An actor on the sidelines of success, Joe (Matthew Modine) rages at how artificial images distort reality, even as his girlfriend, Mary (Catherine Keener), pays the majority of their rent working as a makeup artist for a high-fashion photographer (a wickedly funny Marlo Thomas). Their relationship is at an impasse: an increasingly frustrated and insecure Mary (who seeks to build her confidence in a self-defense class run by a marvelous Denis Leary) sees Joe sliding further into bitter resentment because he gets more work as a waiter than acting.
Joe's audition piece, a monologue from Death of a Salesman, reflects his struggle to maintain dignity and idealism in a world that doesn't prize them. He sees a fellow waiter, the oily Bob (Maxwell Caulfield), land a lucrative soap opera gig, then learns that his fantasy girl (Elizabeth Berkley) works as a body double.
The Real Blonde could easily have been disparaging or as shallow as the world it lampoons. But Tom DiCillo is a rare combination: a satirist with a sentimental streak. DiCillo has used comedy to deflate the pretentious (Johnny Suede, Living in Oblivion) and celebrate the nonconformist (Box of Moonlight). Here he does both, taking potshots at celebrations of shallowness (MTV becomes Empty V) while making the relationship between Joe and Mary the story's crux.

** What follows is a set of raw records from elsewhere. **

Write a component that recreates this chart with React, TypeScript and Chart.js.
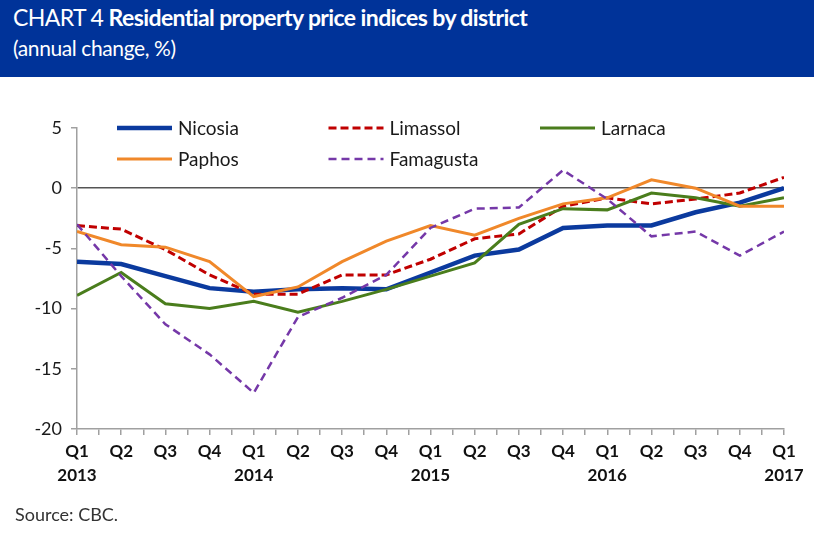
import React, { useEffect, useRef } from 'react';
import { Chart, registerables } from 'chart.js';
Chart.register(...registerables);

const quarters = ['Q1', 'Q2', 'Q3', 'Q4', 'Q1', 'Q2', 'Q3', 'Q4', 'Q1', 'Q2', 'Q3', 'Q4', 'Q1', 'Q2', 'Q3', 'Q4', 'Q1'];
const years = ['2013', '', '', '', '2014', '', '', '', '2015', '', '', '', '2016', '', '', '', '2017'];
const nicosia = [-6.1, -6.3, -7.3, -8.3, -8.6, -8.4, -8.3, -8.4, -7.0, -5.6, -5.1, -3.3, -3.1, -3.1, -2.0, -1.2, 0.0];
const limassol = [-3.1, -3.4, -5.1, -7.2, -8.8, -8.8, -7.2, -7.2, -5.9, -4.2, -3.8, -1.5, -0.8, -1.3, -0.9, -0.4, 0.9];
const larnaca = [-8.9, -7.0, -9.6, -10.0, -9.4, -10.3, -9.4, -8.4, -7.3, -6.2, -3.0, -1.7, -1.8, -0.4, -0.8, -1.5, -0.8];
const paphos = [-3.6, -4.7, -4.9, -6.1, -9.0, -8.2, -6.1, -4.4, -3.1, -3.9, -2.5, -1.3, -0.8, 0.7, 0.0, -1.5, -1.5];
const famagusta = [-3.0, -7.3, -11.3, -13.8, -17.0, -10.7, -9.1, -7.2, -3.3, -1.7, -1.6, 1.5, -0.9, -4.0, -3.6, -5.6, -3.6];
const seriesNames = ['Nicosia', 'Limassol', 'Larnaca', 'Paphos', 'Famagusta'];
const yMin = -20;
const yMax = 5;
const yStep = 5;

const FONT = 'Lato, "Noto Sans", sans-serif';

const legendCols = [0, 1, 2, 0, 1];
const legendRows = [0, 0, 0, 1, 1];

const insideLegend = {
  id: 'insideLegend',
  afterDatasetsDraw(chart: any) {
    const ctx = chart.ctx;
    const { left, top } = chart.chartArea;
    ctx.save();
    chart.data.datasets.forEach((ds: any, i: number) => {
      const x0 = left + 40 + legendCols[i] * 211.5;
      const y0 = top + legendRows[i] * 31;
      ctx.beginPath();
      ctx.strokeStyle = ds.borderColor;
      ctx.lineWidth = ds.borderWidth;
      ctx.setLineDash(ds.borderDash || []);
      ctx.lineCap = 'butt';
      ctx.moveTo(x0, y0);
      ctx.lineTo(x0 + 55, y0);
      ctx.stroke();
      ctx.setLineDash([]);
      ctx.fillStyle = '#1a1a1a';
      ctx.font = '19px ' + FONT;
      ctx.textBaseline = 'middle';
      ctx.textAlign = 'left';
      ctx.fillText(ds.label, x0 + 61, y0 + 1);
    });
    ctx.restore();
  },
};

export default function App() {
  const ref = useRef<HTMLCanvasElement | null>(null);
  useEffect(() => {
    if (!ref.current) return;
    const toPts = (arr: number[]) => arr.map((v, i) => ({ x: i, y: v }));
    const styles = [
      { c: '#0B3A9E', w: 4.5, d: [] as number[] },
      { c: '#C00000', w: 3, d: [8, 4] },
      { c: '#4A7D1C', w: 3, d: [] as number[] },
      { c: '#F0882A', w: 3, d: [] as number[] },
      { c: '#7538A8', w: 2.5, d: [8, 5] },
    ];
    const series = [nicosia, limassol, larnaca, paphos, famagusta];
    const chart = new Chart(ref.current, {
      type: 'line',
      data: {
        datasets: series.map((s, i) => ({
          label: seriesNames[i],
          data: toPts(s),
          borderColor: styles[i].c,
          backgroundColor: styles[i].c,
          borderWidth: styles[i].w,
          borderDash: styles[i].d,
          pointRadius: 0,
          tension: 0,
          fill: false,
          order: 5 - i,
        })),
      },
      options: {
        animation: false,
        responsive: false,
        maintainAspectRatio: false,
        layout: { padding: { left: 0, right: 30, top: 128, bottom: 0 } },
        plugins: { legend: { display: false }, tooltip: { enabled: false }, title: { display: false } },
        scales: {
          x: {
            type: 'linear',
            min: 0,
            max: quarters.length - 1,
            afterBuildTicks: (scale: any) => {
              const t = [];
              for (let i = 0; i <= (quarters.length - 1) * 2; i++) t.push({ value: i / 2 });
              scale.ticks = t;
            },
            afterFit: (scale: any) => {
              scale.height = 111;
            },
            grid: { drawOnChartArea: false, tickLength: 6, tickColor: '#a0a0a0', lineWidth: 1.5 },
            border: { color: '#a0a0a0', width: 1.5 },
            ticks: {
              autoSkip: false,
              maxRotation: 0,
              minRotation: 0,
              padding: 4,
              color: '#111',
              font: { family: FONT, size: 17, weight: 'bold', lineHeight: 1.45 },
              callback: (v: any) => {
                const n = Number(v);
                if (Number.isInteger(n)) return [quarters[n], years[n] || ' '];
                return '';
              },
            },
          },
          y: {
            min: yMin,
            max: yMax,
            afterFit: (scale: any) => {
              scale.width = 77;
            },
            grid: {
              drawOnChartArea: true,
              color: (c: any) => (c.tick && c.tick.value === 0 ? '#555' : 'rgba(0,0,0,0)'),
              lineWidth: 1.5,
              tickLength: 6,
              tickColor: '#a0a0a0',
            },
            border: { color: '#a0a0a0', width: 1.5 },
            ticks: {
              stepSize: yStep,
              padding: 9,
              color: '#1a1a1a',
              font: { family: FONT, size: 18 },
            },
          },
        },
      },
      plugins: [insideLegend],
    } as any);
    return () => chart.destroy();
  }, []);

  return (
    <div style={{ position: 'fixed', left: 0, top: 0, width: 814, height: 540, background: '#fff', overflow: 'hidden' }}>
      <div style={{ position: 'absolute', left: 0, top: 0, width: 814, height: 77, background: '#003399' }} />
      <div style={{ position: 'absolute', left: 13, top: 3, color: '#fff', fontFamily: FONT, fontSize: 23, whiteSpace: 'nowrap', letterSpacing: -0.6 }}>
        <span>CHART 4 </span>
        <span style={{ fontWeight: 'bold' }}>Residential property price indices by district</span>
      </div>
      <div style={{ position: 'absolute', left: 13, top: 35, color: '#fff', fontFamily: FONT, fontSize: 21, whiteSpace: 'nowrap', letterSpacing: -0.4 }}>
        (annual change, %)
      </div>
      <canvas ref={ref} width={814} height={540} style={{ position: 'absolute', left: 0, top: 0, width: 814, height: 540 }} />
      <div style={{ position: 'absolute', left: 15, top: 503, color: '#333', fontFamily: FONT, fontSize: 18, whiteSpace: 'nowrap' }}>
        Source: CBC.
      </div>
    </div>
  );
}
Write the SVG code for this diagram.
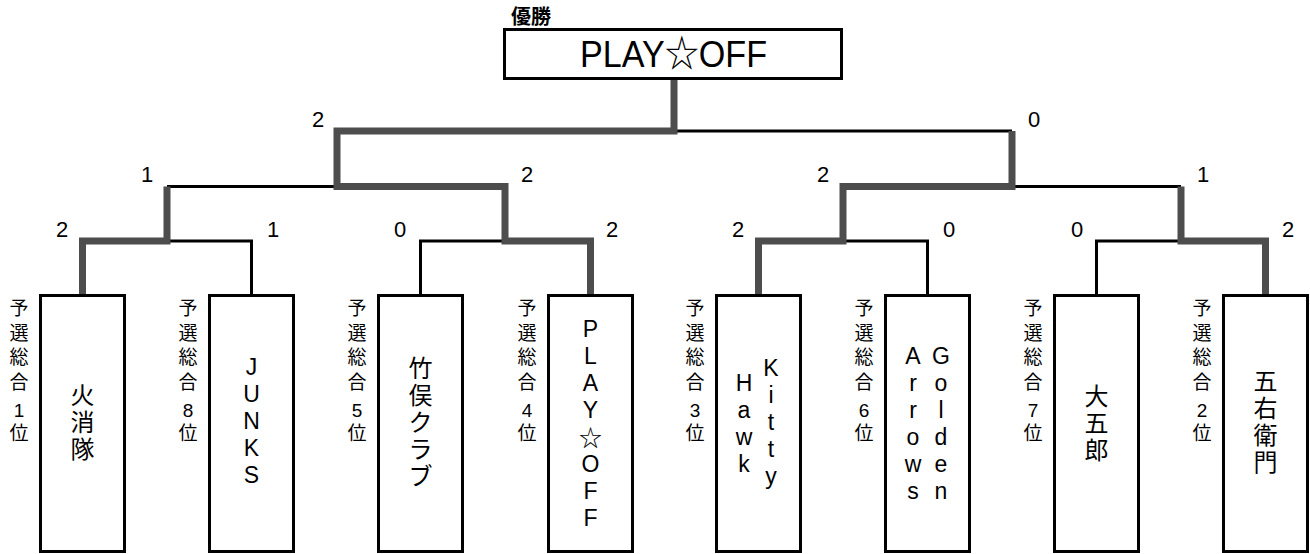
<svg xmlns="http://www.w3.org/2000/svg" width="1310" height="554" viewBox="0 0 1310 554">
<style>
text{font-family:"Liberation Sans","Noto Sans CJK JP",sans-serif;fill:#000}
.box{fill:#fff;stroke:#000;stroke-width:3}
.thin{fill:none;stroke:#000;stroke-width:3;stroke-linejoin:miter}
.thick{fill:none;stroke:#4d4d4d;stroke-width:7;stroke-linejoin:miter}
.score{font-size:22px;text-anchor:middle}
.side{font-size:19px;text-anchor:middle}
.name{font-size:24px;text-anchor:middle}
.lat{font-size:23px;text-anchor:middle}
</style>
<rect width="1310" height="554" fill="#fff"/>
<g id="connectors">
<path class="thin" d="M674,131 H1012"/>
<path class="thin" d="M167,186.5 H337"/>
<path class="thin" d="M1012,186.5 H1181"/>
<path class="thin" d="M251.5,295 V241 H167"/>
<path class="thin" d="M420.5,295 V241 H505"/>
<path class="thin" d="M927.5,295 V241 H843"/>
<path class="thin" d="M1096.5,295 V241 H1181"/>
<path class="thick" d="M674,80 V131 H337 V186.5 H505 V241 H590.5 V295"/>
<path class="thick" d="M82.5,295 V241 H167 V186.5"/>
<path class="thick" d="M1012,131 V186.5 H843 V241 H758.5 V295"/>
<path class="thick" d="M1181,186.5 V241 H1265.5 V295"/>
</g>
<g id="scores">
<text class="score" x="318" y="127">2</text>
<text class="score" x="1034" y="127">0</text>
<text class="score" x="147" y="182">1</text>
<text class="score" x="527" y="182">2</text>
<text class="score" x="823" y="182">2</text>
<text class="score" x="1203" y="182">1</text>
<text class="score" x="62" y="237">2</text>
<text class="score" x="273" y="237">1</text>
<text class="score" x="400" y="237">0</text>
<text class="score" x="612" y="237">2</text>
<text class="score" x="738" y="237">2</text>
<text class="score" x="949" y="237">0</text>
<text class="score" x="1077" y="237">0</text>
<text class="score" x="1288" y="237">2</text>
</g>
<g id="node-champion">
<text x="511" y="24" font-size="20" font-weight="bold">優勝</text>
<rect class="box" x="504.5" y="29.5" width="337" height="49"/>
<text x="580" y="67" font-size="37" textLength="187" lengthAdjust="spacingAndGlyphs">PLAY☆OFF</text>
</g>
<g id="node-1">
<rect class="box" x="40.5" y="295.5" width="84" height="256"/>
<text class="side"><tspan x="19" y="315">予</tspan><tspan x="19" y="340">選</tspan><tspan x="19" y="364">総</tspan><tspan x="19" y="389">合</tspan><tspan x="19" y="417">1</tspan><tspan x="19" y="440">位</tspan></text>
<text class="name"><tspan x="82.5" y="404">火</tspan><tspan x="82.5" y="431">消</tspan><tspan x="82.5" y="458">隊</tspan></text>
</g>
<g id="node-2">
<rect class="box" x="209.5" y="295.5" width="84" height="256"/>
<text class="side"><tspan x="188" y="315">予</tspan><tspan x="188" y="340">選</tspan><tspan x="188" y="364">総</tspan><tspan x="188" y="389">合</tspan><tspan x="188" y="417">8</tspan><tspan x="188" y="440">位</tspan></text>
<text class="lat"><tspan x="251.5" y="375">J</tspan><tspan x="251.5" y="402">U</tspan><tspan x="251.5" y="429">N</tspan><tspan x="251.5" y="456">K</tspan><tspan x="251.5" y="483">S</tspan></text>
</g>
<g id="node-3">
<rect class="box" x="378.5" y="295.5" width="84" height="256"/>
<text class="side"><tspan x="357" y="315">予</tspan><tspan x="357" y="340">選</tspan><tspan x="357" y="364">総</tspan><tspan x="357" y="389">合</tspan><tspan x="357" y="417">5</tspan><tspan x="357" y="440">位</tspan></text>
<text class="name"><tspan x="420.5" y="377">竹</tspan><tspan x="420.5" y="404">俣</tspan><tspan x="420.5" y="431">ク</tspan><tspan x="420.5" y="458">ラ</tspan><tspan x="420.5" y="485">ブ</tspan></text>
</g>
<g id="node-4">
<rect class="box" x="548.5" y="295.5" width="84" height="256"/>
<text class="side"><tspan x="527" y="315">予</tspan><tspan x="527" y="340">選</tspan><tspan x="527" y="364">総</tspan><tspan x="527" y="389">合</tspan><tspan x="527" y="417">4</tspan><tspan x="527" y="440">位</tspan></text>
<text class="lat"><tspan x="590.5" y="337">P</tspan><tspan x="590.5" y="364">L</tspan><tspan x="590.5" y="391">A</tspan><tspan x="590.5" y="418">Y</tspan><tspan x="590.5" y="446">☆</tspan><tspan x="590.5" y="472">O</tspan><tspan x="590.5" y="499">F</tspan><tspan x="590.5" y="526">F</tspan></text>
</g>
<g id="node-5">
<rect class="box" x="716.5" y="295.5" width="84" height="256"/>
<text class="side"><tspan x="695" y="315">予</tspan><tspan x="695" y="340">選</tspan><tspan x="695" y="364">総</tspan><tspan x="695" y="389">合</tspan><tspan x="695" y="417">3</tspan><tspan x="695" y="440">位</tspan></text>
<text class="lat"><tspan x="771" y="376">K</tspan><tspan x="771" y="403">i</tspan><tspan x="771" y="430">t</tspan><tspan x="771" y="457">t</tspan><tspan x="771" y="484">y</tspan></text>
<text class="lat"><tspan x="744" y="391">H</tspan><tspan x="744" y="418">a</tspan><tspan x="744" y="445">w</tspan><tspan x="744" y="472">k</tspan></text>
</g>
<g id="node-6">
<rect class="box" x="885.5" y="295.5" width="84" height="256"/>
<text class="side"><tspan x="864" y="315">予</tspan><tspan x="864" y="340">選</tspan><tspan x="864" y="364">総</tspan><tspan x="864" y="389">合</tspan><tspan x="864" y="417">6</tspan><tspan x="864" y="440">位</tspan></text>
<text class="lat"><tspan x="941" y="364">G</tspan><tspan x="941" y="391">o</tspan><tspan x="941" y="418">l</tspan><tspan x="941" y="445">d</tspan><tspan x="941" y="472">e</tspan><tspan x="941" y="499">n</tspan></text>
<text class="lat"><tspan x="913" y="364">A</tspan><tspan x="913" y="391">r</tspan><tspan x="913" y="418">r</tspan><tspan x="913" y="445">o</tspan><tspan x="913" y="472">w</tspan><tspan x="913" y="499">s</tspan></text>
</g>
<g id="node-7">
<rect class="box" x="1054.5" y="295.5" width="84" height="256"/>
<text class="side"><tspan x="1033" y="315">予</tspan><tspan x="1033" y="340">選</tspan><tspan x="1033" y="364">総</tspan><tspan x="1033" y="389">合</tspan><tspan x="1033" y="417">7</tspan><tspan x="1033" y="440">位</tspan></text>
<text class="name"><tspan x="1096.5" y="405">大</tspan><tspan x="1096.5" y="432">五</tspan><tspan x="1096.5" y="459">郎</tspan></text>
</g>
<g id="node-8">
<rect class="box" x="1223.5" y="295.5" width="84" height="256"/>
<text class="side"><tspan x="1202" y="315">予</tspan><tspan x="1202" y="340">選</tspan><tspan x="1202" y="364">総</tspan><tspan x="1202" y="389">合</tspan><tspan x="1202" y="417">2</tspan><tspan x="1202" y="440">位</tspan></text>
<text class="name"><tspan x="1265.5" y="390">五</tspan><tspan x="1265.5" y="417">右</tspan><tspan x="1265.5" y="444">衛</tspan><tspan x="1265.5" y="471">門</tspan></text>
</g>
</svg>
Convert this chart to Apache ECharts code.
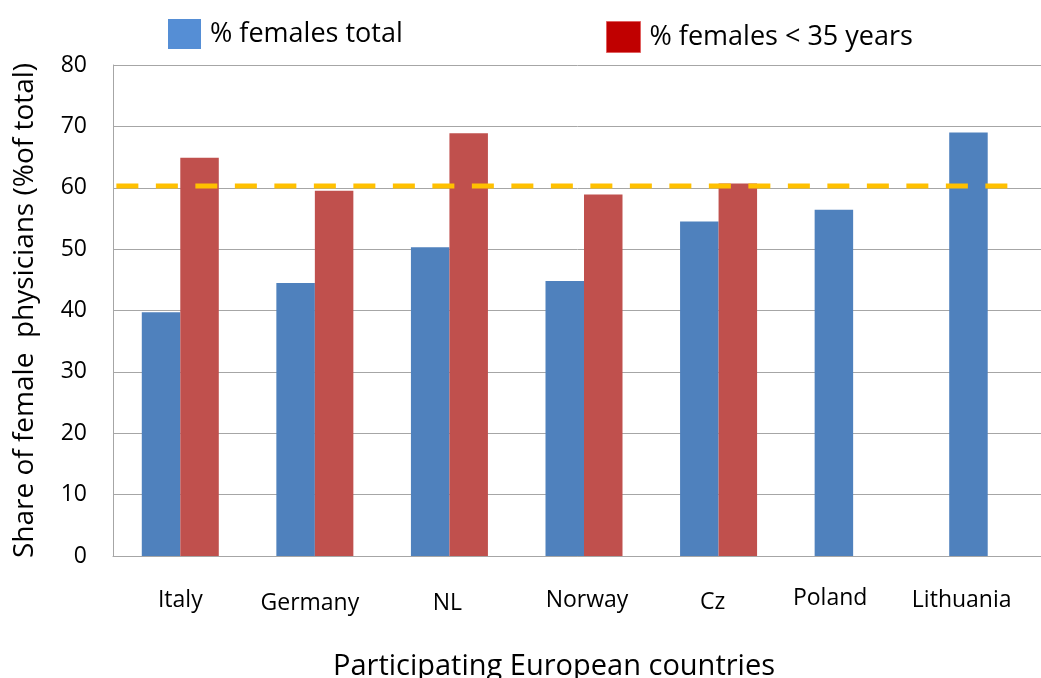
<!DOCTYPE html>
<html>
<head>
<meta charset="utf-8">
<script src="https://cdn.jsdelivr.net/npm/echarts@6/dist/echarts.min.js"></script>
<style>html,body{margin:0;padding:0;background:#fff;}#c{width:1041px;height:678px;}</style>
</head>
<body>
<div id="c"></div>
<script>
var categories = ['Italy', 'Germany', 'NL', 'Norway', 'Cz', 'Poland', 'Lithuania'];
var femalesTotal = [39.7, 44.5, 50.3, 44.8, 54.5, 56.4, 69.0];
var femalesUnder35 = [64.9, 59.5, 68.9, 58.9, 60.7, null, null];
var yTicks = [0, 10, 20, 30, 40, 50, 60, 70, 80];
var refValue = 60.3;
var refSpan = [-0.475, 6.15];

// label placement nudges (style only), in px
var labelShiftX = [0, -5, -2, 3, -6, -23, -26];
var labelShiftY = [2, 5, 5, 2, 4, 0, 2];

var FONT = 'Open Sans';
var rich = {};
categories.forEach(function (c, i) {
  var dx = labelShiftX[i], dy = labelShiftY[i];
  rich['l' + i] = {
    fontFamily: FONT, fontSize: 23, color: '#000',
    padding: [dy, Math.max(0, -2 * dx), 0, Math.max(0, 2 * dx)]
  };
});

var chart = echarts.init(document.getElementById('c'));
chart.setOption({
  animation: false,
  backgroundColor: '#ffffff',
  legend: [
    {
      left: 163, top: 14, itemWidth: 33, itemHeight: 30, itemGap: 0,
      textStyle: {fontFamily: FONT, fontSize: 27, color: '#000', padding: [0, 0, 0, 4]},
      data: [{name: '% females total', icon: 'rect', itemStyle: {color: '#558ED5'}}]
    },
    {
      left: 601, top: 16, itemWidth: 34, itemHeight: 31, itemGap: 0,
      textStyle: {fontFamily: FONT, fontSize: 27, color: '#000', padding: [0, 0, 0, 4]},
      data: [{name: '% females < 35 years', icon: 'rect', itemStyle: {color: '#C00000', borderColor: '#E06060', borderWidth: 1}}]
    }
  ],
  grid: {left: 113, top: 65, height: 491, width: 942, containLabel: false, outerBoundsMode: 'none'},
  xAxis: [
    {
      type: 'category',
      data: categories,
      axisLine: {show: true, lineStyle: {color: '#A6A6A6', width: 1}},
      axisTick: {show: false},
      axisLabel: {
        interval: 0, hideOverlap: false,
        fontFamily: FONT, fontSize: 23, color: '#000', margin: 31,
        formatter: function (v, i) { return '{l' + i + '|' + v + '}'; },
        rich: rich
      },
      name: 'Participating European countries',
      nameLocation: 'middle',
      nameGap: 96,
      nameTextStyle: {fontFamily: FONT, fontSize: 29, color: '#000', padding: [0, 60, 0, 0]}
    },
    {
      type: 'value', min: -0.5, max: 6.5, show: false
    }
  ],
  yAxis: {
    type: 'value',
    min: yTicks[0], max: yTicks[yTicks.length - 1], interval: 10,
    axisLine: {show: true, onZero: false, lineStyle: {color: '#A6A6A6', width: 1}},
    axisTick: {show: false},
    splitLine: {lineStyle: {color: '#A6A6A6', width: 1}},
    axisLabel: {fontFamily: FONT, fontSize: 23, color: '#000', margin: 26},
    name: 'Share of female  physicians (%of total)',
    nameLocation: 'middle',
    nameGap: 74,
    nameTextStyle: {fontFamily: FONT, fontSize: 28, color: '#000'}
  },
  series: [
    {
      name: '% females total', type: 'bar', data: femalesTotal,
      barWidth: 38.5, barGap: '0%',
      itemStyle: {color: '#4F81BD'}
    },
    {
      name: '% females < 35 years', type: 'bar', data: femalesUnder35,
      barWidth: 38.5, barGap: '0%',
      itemStyle: {color: '#C0504D'}
    },
    {
      type: 'line', xAxisIndex: 1, symbol: 'none', silent: true,
      data: [[refSpan[0], refValue], [refSpan[1], refValue]],
      lineStyle: {color: '#FFC000', width: 5, type: [22, 17.5]},
      z: 5
    }
  ]
});
</script>
</body>
</html>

In a slyly funny scene, the debate at one table turns into a restaurant-wide discussion of the pros and cons of Jane Campion's The Piano. Here, and throughout The Real Blonde, Tom DiCillo shows how the artificial has seeped so deeply into our collective unconscious that it not only becomes the topic for heated conversations, but ironically sets the standard for what's considered "real."